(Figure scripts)
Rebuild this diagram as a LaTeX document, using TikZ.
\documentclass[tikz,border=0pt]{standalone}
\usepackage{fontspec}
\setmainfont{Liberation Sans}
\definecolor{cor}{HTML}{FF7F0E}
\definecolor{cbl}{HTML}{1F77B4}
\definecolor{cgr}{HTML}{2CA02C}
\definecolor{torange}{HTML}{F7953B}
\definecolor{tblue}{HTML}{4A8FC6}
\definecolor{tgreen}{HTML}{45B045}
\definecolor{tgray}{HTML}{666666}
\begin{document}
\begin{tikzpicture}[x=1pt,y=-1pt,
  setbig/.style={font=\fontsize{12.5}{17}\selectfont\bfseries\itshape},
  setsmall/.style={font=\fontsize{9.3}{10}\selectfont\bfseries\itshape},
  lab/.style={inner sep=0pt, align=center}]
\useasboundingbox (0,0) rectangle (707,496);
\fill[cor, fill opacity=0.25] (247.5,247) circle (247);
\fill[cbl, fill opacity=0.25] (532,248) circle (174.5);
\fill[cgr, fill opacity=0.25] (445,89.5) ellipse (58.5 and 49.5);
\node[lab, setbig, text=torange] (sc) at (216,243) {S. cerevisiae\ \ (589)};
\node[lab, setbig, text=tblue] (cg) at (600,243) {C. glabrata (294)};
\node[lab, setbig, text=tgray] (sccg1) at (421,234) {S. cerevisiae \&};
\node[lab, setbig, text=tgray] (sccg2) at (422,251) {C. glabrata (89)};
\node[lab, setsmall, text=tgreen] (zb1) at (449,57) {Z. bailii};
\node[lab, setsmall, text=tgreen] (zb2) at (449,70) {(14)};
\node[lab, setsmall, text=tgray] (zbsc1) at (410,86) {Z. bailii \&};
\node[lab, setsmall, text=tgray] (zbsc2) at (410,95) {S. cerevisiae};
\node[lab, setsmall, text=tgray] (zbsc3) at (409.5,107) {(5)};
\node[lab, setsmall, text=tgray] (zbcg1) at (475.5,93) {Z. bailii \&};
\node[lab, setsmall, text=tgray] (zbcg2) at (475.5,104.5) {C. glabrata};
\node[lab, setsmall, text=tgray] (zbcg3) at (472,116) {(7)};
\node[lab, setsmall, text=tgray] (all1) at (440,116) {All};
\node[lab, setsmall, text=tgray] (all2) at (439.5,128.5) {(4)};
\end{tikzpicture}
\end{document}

* * *

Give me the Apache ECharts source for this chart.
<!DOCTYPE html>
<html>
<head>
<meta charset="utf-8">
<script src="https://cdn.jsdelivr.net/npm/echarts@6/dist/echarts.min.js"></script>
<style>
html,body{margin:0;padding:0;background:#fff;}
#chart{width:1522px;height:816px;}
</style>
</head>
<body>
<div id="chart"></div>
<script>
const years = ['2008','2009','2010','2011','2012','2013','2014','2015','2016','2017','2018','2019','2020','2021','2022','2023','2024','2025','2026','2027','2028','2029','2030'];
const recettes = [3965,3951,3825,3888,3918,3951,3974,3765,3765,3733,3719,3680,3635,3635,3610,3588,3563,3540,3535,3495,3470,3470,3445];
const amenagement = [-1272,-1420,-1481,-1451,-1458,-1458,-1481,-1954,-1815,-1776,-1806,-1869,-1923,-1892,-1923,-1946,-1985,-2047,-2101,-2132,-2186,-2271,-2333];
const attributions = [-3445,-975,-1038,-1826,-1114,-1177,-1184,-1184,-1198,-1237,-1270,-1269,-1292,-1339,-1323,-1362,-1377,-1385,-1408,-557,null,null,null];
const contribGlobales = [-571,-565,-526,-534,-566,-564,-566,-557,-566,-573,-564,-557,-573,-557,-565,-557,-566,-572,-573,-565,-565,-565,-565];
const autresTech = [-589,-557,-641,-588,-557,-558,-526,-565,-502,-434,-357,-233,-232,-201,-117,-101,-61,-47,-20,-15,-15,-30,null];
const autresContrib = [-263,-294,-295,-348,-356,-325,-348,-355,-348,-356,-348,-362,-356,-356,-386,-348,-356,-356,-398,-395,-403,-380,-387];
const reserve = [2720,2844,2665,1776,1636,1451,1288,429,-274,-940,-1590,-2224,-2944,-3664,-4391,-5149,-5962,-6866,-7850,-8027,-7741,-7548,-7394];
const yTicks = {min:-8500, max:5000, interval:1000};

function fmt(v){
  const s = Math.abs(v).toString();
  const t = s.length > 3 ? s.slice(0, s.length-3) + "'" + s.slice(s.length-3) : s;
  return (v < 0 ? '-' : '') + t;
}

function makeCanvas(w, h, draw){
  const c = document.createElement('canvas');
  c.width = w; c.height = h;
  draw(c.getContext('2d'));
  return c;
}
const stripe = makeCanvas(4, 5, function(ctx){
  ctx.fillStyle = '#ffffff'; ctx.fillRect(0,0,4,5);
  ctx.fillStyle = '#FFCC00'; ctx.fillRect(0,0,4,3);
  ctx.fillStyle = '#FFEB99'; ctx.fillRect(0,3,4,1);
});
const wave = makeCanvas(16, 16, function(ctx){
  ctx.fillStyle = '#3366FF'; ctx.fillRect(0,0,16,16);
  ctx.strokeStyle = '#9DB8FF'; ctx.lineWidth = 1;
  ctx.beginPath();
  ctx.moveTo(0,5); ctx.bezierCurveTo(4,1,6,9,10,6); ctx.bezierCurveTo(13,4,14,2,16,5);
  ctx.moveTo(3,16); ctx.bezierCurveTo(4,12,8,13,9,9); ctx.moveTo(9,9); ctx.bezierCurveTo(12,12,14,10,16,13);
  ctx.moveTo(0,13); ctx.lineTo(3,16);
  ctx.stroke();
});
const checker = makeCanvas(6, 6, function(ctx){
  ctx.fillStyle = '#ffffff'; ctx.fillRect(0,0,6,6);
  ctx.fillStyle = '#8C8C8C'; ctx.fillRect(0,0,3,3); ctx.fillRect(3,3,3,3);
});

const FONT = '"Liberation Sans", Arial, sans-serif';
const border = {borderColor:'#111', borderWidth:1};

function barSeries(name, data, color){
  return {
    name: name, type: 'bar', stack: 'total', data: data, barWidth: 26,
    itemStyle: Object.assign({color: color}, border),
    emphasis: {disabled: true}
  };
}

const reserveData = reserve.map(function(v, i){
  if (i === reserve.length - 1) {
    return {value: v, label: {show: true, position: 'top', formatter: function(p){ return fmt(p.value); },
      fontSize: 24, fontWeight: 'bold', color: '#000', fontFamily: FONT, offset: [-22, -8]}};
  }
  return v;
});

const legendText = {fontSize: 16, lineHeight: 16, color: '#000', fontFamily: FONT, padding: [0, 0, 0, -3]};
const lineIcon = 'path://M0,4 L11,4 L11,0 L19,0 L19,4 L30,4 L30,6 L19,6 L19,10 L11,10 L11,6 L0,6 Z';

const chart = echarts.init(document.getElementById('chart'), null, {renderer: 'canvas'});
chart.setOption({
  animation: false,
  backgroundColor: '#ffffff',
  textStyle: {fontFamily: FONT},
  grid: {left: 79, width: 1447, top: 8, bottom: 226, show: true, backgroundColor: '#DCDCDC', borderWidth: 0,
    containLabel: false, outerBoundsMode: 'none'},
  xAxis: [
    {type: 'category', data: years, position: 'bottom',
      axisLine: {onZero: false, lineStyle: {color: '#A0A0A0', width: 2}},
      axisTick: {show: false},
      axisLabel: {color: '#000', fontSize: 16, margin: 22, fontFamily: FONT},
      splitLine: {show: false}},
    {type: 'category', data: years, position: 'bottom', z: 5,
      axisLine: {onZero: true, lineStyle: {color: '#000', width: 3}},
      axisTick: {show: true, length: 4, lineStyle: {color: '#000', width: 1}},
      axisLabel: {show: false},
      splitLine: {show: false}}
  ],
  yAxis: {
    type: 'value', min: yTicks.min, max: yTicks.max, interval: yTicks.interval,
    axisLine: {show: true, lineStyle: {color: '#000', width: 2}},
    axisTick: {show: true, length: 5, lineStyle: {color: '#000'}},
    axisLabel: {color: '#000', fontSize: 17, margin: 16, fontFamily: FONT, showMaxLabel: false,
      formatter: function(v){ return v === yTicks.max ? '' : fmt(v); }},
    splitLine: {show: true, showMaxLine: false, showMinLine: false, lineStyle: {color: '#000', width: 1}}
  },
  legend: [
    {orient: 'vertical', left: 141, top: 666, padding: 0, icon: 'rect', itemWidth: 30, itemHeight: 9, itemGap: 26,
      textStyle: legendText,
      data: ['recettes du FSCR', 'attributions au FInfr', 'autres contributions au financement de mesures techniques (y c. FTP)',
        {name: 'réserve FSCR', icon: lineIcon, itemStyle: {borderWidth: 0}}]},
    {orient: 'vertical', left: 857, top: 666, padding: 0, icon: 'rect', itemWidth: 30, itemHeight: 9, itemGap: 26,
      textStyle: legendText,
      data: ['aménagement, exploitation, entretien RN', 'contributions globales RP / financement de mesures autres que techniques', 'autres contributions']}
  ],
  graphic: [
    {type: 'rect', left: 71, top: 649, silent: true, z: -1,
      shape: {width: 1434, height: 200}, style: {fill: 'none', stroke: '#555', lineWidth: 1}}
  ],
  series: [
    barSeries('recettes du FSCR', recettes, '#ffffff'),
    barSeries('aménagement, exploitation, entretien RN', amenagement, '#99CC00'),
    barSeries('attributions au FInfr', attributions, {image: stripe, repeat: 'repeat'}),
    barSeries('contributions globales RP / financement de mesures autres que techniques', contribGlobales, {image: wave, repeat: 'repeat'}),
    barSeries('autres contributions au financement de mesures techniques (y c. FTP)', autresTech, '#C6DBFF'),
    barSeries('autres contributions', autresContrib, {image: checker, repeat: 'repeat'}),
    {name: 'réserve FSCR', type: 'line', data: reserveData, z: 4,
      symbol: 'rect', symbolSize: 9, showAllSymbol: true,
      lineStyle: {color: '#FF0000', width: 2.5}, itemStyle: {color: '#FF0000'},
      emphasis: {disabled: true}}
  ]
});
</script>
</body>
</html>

Set problem: Of the lines in the material, how many include "this"? Respond with the number alone.

Complete response: 2